My daughter was confused.
I realized that she didn’t know what an air freshener was- especially the ones that Pinkalicious was holding up. We don’t have them in the house or car.
It was then that I realized that her lack of background knowledge caused her to miss an important part of the story and it reminded me of how important it is for students to have a good background of general knowledge to have good reading comprehension. It makes sense in this case and this idea is backed by reading research. Better readers have a good foundation of general knowledge (Alexander, Kulikowich, & Schulze, 1994; Hirsch, 2003; Shapiro, 2004). They know more about the world and can make more connections as they read.
If a student has no idea what snow is, then reading a story about igloos and Eskimos will be hard to understand. If a student is familiar with snow- has played in it, knows what it feels like, knows how cold it is- then they will have a deeper understanding of a story about an Eskimo making an igloo to live in.
How can parents help students build background knowledge? Parents can make an effort to give children lots of rich experiences. This does not necessarily require lots of money. Activities such as taking a hike around a lake, visiting the library, or going to the beach can provide students with rich experiences.
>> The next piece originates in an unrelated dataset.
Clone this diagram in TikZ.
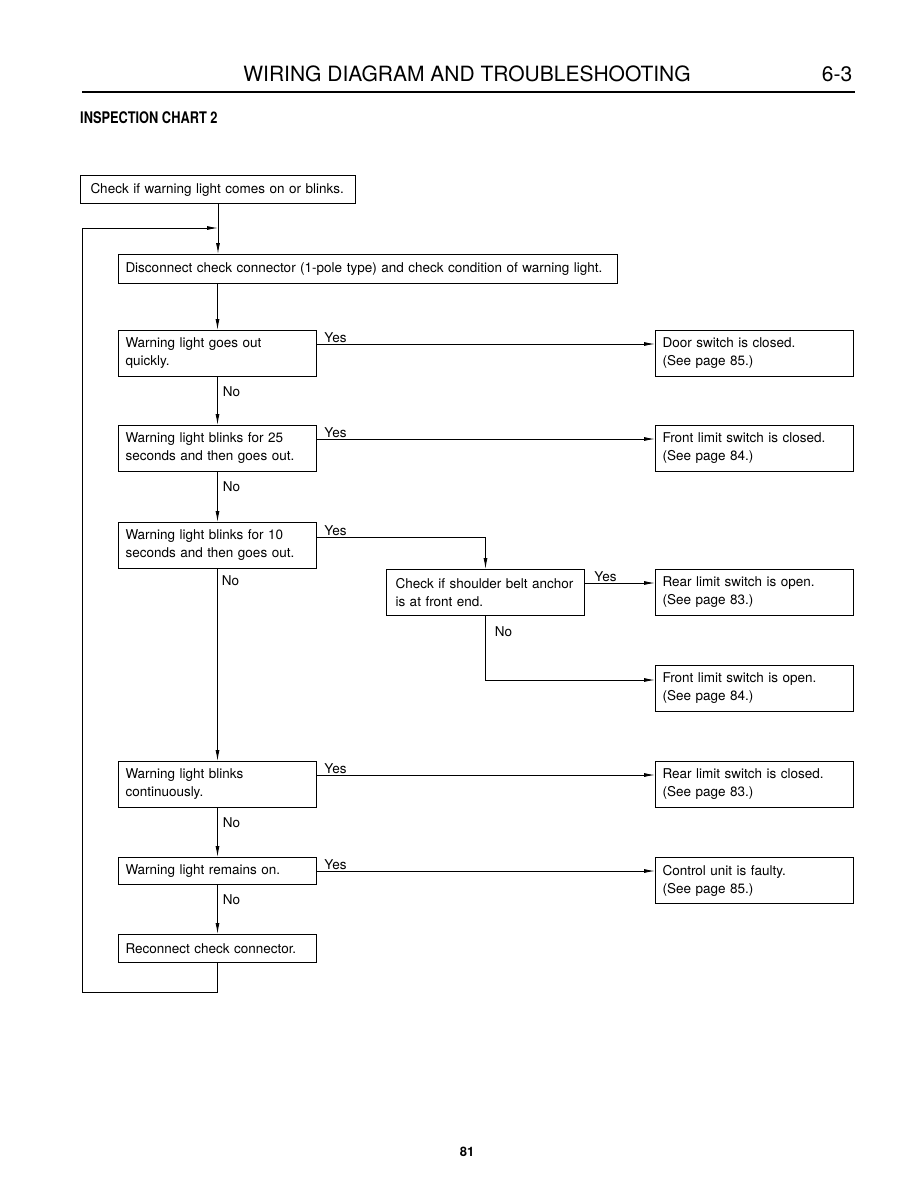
\documentclass[tikz,border=0pt]{standalone}
\usepackage{fontspec}
\setmainfont{TeX Gyre Heros}
\newfontfamily\condfont[FakeStretch=0.8]{TeX Gyre Heros}
\usetikzlibrary{positioning,calc,arrows.meta}

\begin{document}
\begin{tikzpicture}[x=1pt, y=-1pt,
	box/.style={draw, line width=1pt, anchor=north west, minimum width=198pt, minimum height=46pt, text width=184pt, inner xsep=7pt, align=left, font=\fontsize{13.5}{18}\selectfont},
	lbl/.style={font=\fontsize{13.5}{16}\selectfont, inner sep=1pt},
	arr/.style={line width=0.9pt, -{Latex[length=11pt, width=4pt]}}]
	\useasboundingbox (0,0) rectangle (916,1188);
	% page heading
	\node[font=\fontsize{21}{24}\selectfont] (title) at (467,74) {WIRING DIAGRAM AND TROUBLESHOOTING};
	\node[font=\fontsize{21}{24}\selectfont] (sect) at (837,74) {6-3};
	\coordinate (ruleL) at (82,92);
	\coordinate (ruleR) at (855,92);
	\draw[line width=2.4pt] (ruleL) -- (ruleR);
	\node[anchor=west, inner sep=0pt, font=\condfont\bfseries\fontsize{16}{18}\selectfont] (chart) at (80,118) {INSPECTION CHART 2};
	% boxes
	\node[box, minimum width=275pt, text width=255pt, inner xsep=10pt, minimum height=28pt] (start) at (80,175) {Check if warning light comes on or blinks.};
	\node[box, minimum width=499pt, text width=485pt, minimum height=29pt] (disc) at (118,254) {Disconnect check connector (1-pole type) and check condition of warning light.};
	\node[box] (q1) at (118,330) {Warning light goes out\\quickly.};
	\node[box] (r1) at (655,330) {Door switch is closed.\\(See page 85.)};
	\node[box] (q2) at (118,425) {Warning light blinks for 25\\seconds and then goes out.};
	\node[box] (r2) at (655,425) {Front limit switch is closed.\\(See page 84.)};
	\node[box] (q3) at (118,522) {Warning light blinks for 10\\seconds and then goes out.};
	\node[box, inner xsep=9pt, text width=180pt] (q4) at (386,569) {Check if shoulder belt anchor\\is at front end.};
	\node[box] (r3) at (655,569) {Rear limit switch is open.\\(See page 83.)};
	\node[box] (r4) at (655,665) {Front limit switch is open.\\(See page 84.)};
	\node[box] (q5) at (118,761) {Warning light blinks\\continuously.};
	\node[box] (r5) at (655,761) {Rear limit switch is closed.\\(See page 83.)};
	\node[box, minimum height=27pt] (q6) at (118,857) {Warning light remains on.};
	\node[box] (r6) at (655,857) {Control unit is faulty.\\(See page 85.)};
	\node[box, minimum height=28pt] (recon) at (118,934) {Reconnect check connector.};
	% main line
	\draw[arr] (start.south) -- (start.south |- disc.north);
	\draw[arr] (disc.south -| q1.north) -- (q1.north);
	\draw[arr] (q1.south) -- node[lbl, pos=0.3, anchor=west, xshift=4pt] (n1) {No} (q2.north);
	\draw[arr] (q2.south) -- node[lbl, pos=0.3, anchor=west, xshift=4pt] (n2) {No} (q3.north);
	\draw[arr] (q3.south) -- node[lbl, at start, anchor=north west, xshift=3pt, yshift=-5pt] (n3) {No} (q5.north);
	\draw[arr] (q5.south) -- node[lbl, pos=0.3, anchor=west, xshift=4pt] (n5) {No} (q6.north);
	\draw[arr] (q6.south) -- node[lbl, pos=0.3, anchor=west, xshift=4pt] (n6) {No} (recon.north);
	% return loop
	\coordinate (lb) at (82,992);
	\coordinate (lt) at (82,228);
	\draw[arr] (recon.south) |- (lb) -- (lt) -- (lt -| start.south);
	% yes branches
	\draw[arr] ([yshift=-14pt]q1.north east) -- node[lbl, at start, anchor=south west, xshift=6pt] (y1) {Yes} ([yshift=-14pt]q1.north east -| r1.west);
	\draw[arr] ([yshift=-14pt]q2.north east) -- node[lbl, at start, anchor=south west, xshift=6pt] (y2) {Yes} ([yshift=-14pt]q2.north east -| r2.west);
	\draw[arr] ([yshift=-15pt]q3.north east) -| node[lbl, at start, anchor=south west, xshift=6pt] (y3) {Yes} (q4.north);
	\draw[arr] ([yshift=-14pt]q4.north east) -- node[lbl, at start, anchor=south west, xshift=8pt] (y4) {Yes} ([yshift=-14pt]q4.north east -| r3.west);
	\draw[arr] (q4.south) |- node[lbl, at start, anchor=north west, xshift=8pt, yshift=-9pt] (n4) {No} ([yshift=-15pt]r4.north west);
	\draw[arr] ([yshift=-14pt]q5.north east) -- node[lbl, at start, anchor=south west, xshift=6pt] (y5) {Yes} ([yshift=-14pt]q5.north east -| r5.west);
	\draw[arr] ([yshift=-14pt]q6.north east) -- node[lbl, at start, anchor=south west, xshift=6pt] (y6) {Yes} ([yshift=-14pt]q6.north east -| r6.west);
	% page number
	\node[font=\bfseries\fontsize{13}{15}\selectfont] (page) at (467,1152) {81};
\end{tikzpicture}
\end{document}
It is also very important to talk about these experiences with your child. Children should have a general knowledge of lots of things in the world around them. Parents can also access technology. While it doesn’t replace an actual visit to an actual museum, parents can explore the Smithsonian through an interactive website- visiting virtual exhibits and having important discussions with their children. If your child is learning about penguins, do a search and watch some YouTube videos on penguins. The more students know about the world, the more connections they will make when they read. When they make connections, they can understand more and think critically about what they read.